Abolitionist and Agrarian Possibilities in Extension-Community Partnerships for Justice Involved People Who Use(d) Drugs
Project Team
Justine Lindemann, Assistant Professor, Agricultural Economics, Sociology, and Education
Kristina Brant, Assistant Professor, Rural Sociology
Project Funding
SSRI Level 1 - Working Group
Project Description
The continued criminalization and stigmatization of substance use isolates both people who use drugs and people in recovery from their broader communities. Communities facing high levels of substance use disorder and overdose amid the opioid crisis have fractured socially, with waning levels of trust and social cohesion. Abolitionism challenges the carceral logic that undergirds the country’s response to substance use; abolitionist approaches stand to support individual-level well-being while also promoting community-level healing.

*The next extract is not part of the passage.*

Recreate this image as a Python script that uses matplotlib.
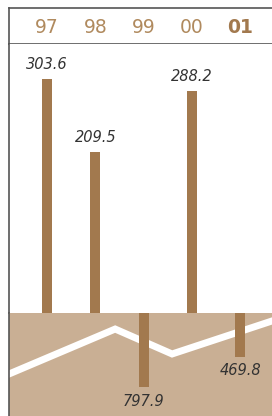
import matplotlib.pyplot as plt
import numpy as np

years = ['97', '98', '99', '00', '01']
income = [303.6, 209.5, None, 288.2, None]
loss = [None, None, -797.9, None, -469.8]
# white trend line across the lower band (x in category units)
trend_x = [-0.79, 1.41, 2.59, 4.66]
trend_y = [-658, -173, -442, -86]

bar_color = '#A2794E'
band_color = '#C9AF94'
year_color = '#B08A5E'
edge = '#555555'

fig = plt.figure(figsize=(2.72, 4.16), dpi=100)
W, H = 272, 416
left = 9 / W
width = 1 - left

ax_head = fig.add_axes([left, 1 - 44 / H, width, 36 / H])
ax = fig.add_axes([left, 1 - 313 / H, width, 269 / H], sharex=ax_head)
ax_bot = fig.add_axes([left, 0, width, 103 / H], sharex=ax_head)

x = np.arange(len(years))
xlim = (-0.79, 4.66)

# header
ax_head.set_xlim(*xlim)
ax_head.set_ylim(0, 1)
for i, y in enumerate(years):
    last = i == len(years) - 1
    ax_head.text(i, 0.47, y, ha='center', va='center', fontsize=13.5,
                 color=bar_color if last else year_color,
                 fontweight='bold' if last else 'normal', family='DejaVu Sans')
for s in ['top', 'left', 'bottom']:
    ax_head.spines[s].set_color(edge)
    ax_head.spines[s].set_linewidth(1.2)
ax_head.spines['right'].set_visible(False)

# positive bars
ax.set_ylim(0, 349)
for i, v in enumerate(income):
    if v is None:
        continue
    ax.bar(i, v, width=0.21, color=bar_color)
    ax.annotate(f'{v}', (i, v), xytext=(0, 5), textcoords='offset points',
                ha='center', va='bottom', fontsize=10.5, style='italic', color='#333333')
for s in ['top', 'right', 'bottom']:
    ax.spines[s].set_visible(False)
ax.spines['left'].set_color(edge)
ax.spines['left'].set_linewidth(1.2)

# negative band
ax_bot.set_facecolor(band_color)
ax_bot.set_ylim(-1111, 0)
ax_bot.plot(trend_x, trend_y, color='white', lw=5, solid_joinstyle='miter', zorder=1)
for i, v in enumerate(loss):
    if v is None:
        continue
    ax_bot.bar(i, v, width=0.21, color=bar_color, zorder=2)
    ax_bot.annotate(f'{-v}', (i, v), xytext=(0, -5), textcoords='offset points',
                    ha='center', va='top', fontsize=10.5, style='italic', color='#333333', zorder=3)
for s in ['top', 'right', 'bottom']:
    ax_bot.spines[s].set_visible(False)
ax_bot.spines['left'].set_color(edge)
ax_bot.spines['left'].set_linewidth(1.2)

for a in (ax_head, ax, ax_bot):
    a.set_xticks([])
    a.set_yticks([])
ax_head.set_xlim(*xlim)

fig.savefig('out.png', dpi=100)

We propose a Level 1 grant to jumpstart an initiative at Penn State focused on the intersection of substance use, criminal justice involvement, agriculture, and food systems through an abolitionist lens. We will form a working group of interdisciplinary researchers and Extension professionals and host a symposium at PSU to cultivate research-Extension-community partnerships. Ultimately, we hope these partnerships will result in the development of innovative interventions that leverage food and agriculture to help people who use(d) drugs build recovery capital while also forging bridges between people who use(d) drugs and people who are justice involved and their broader communities. Research- Extension-community partnerships will provide a natural platform to apply for funding to implement and evaluate these interventions, ultimately informing scholarship, policy, and practice.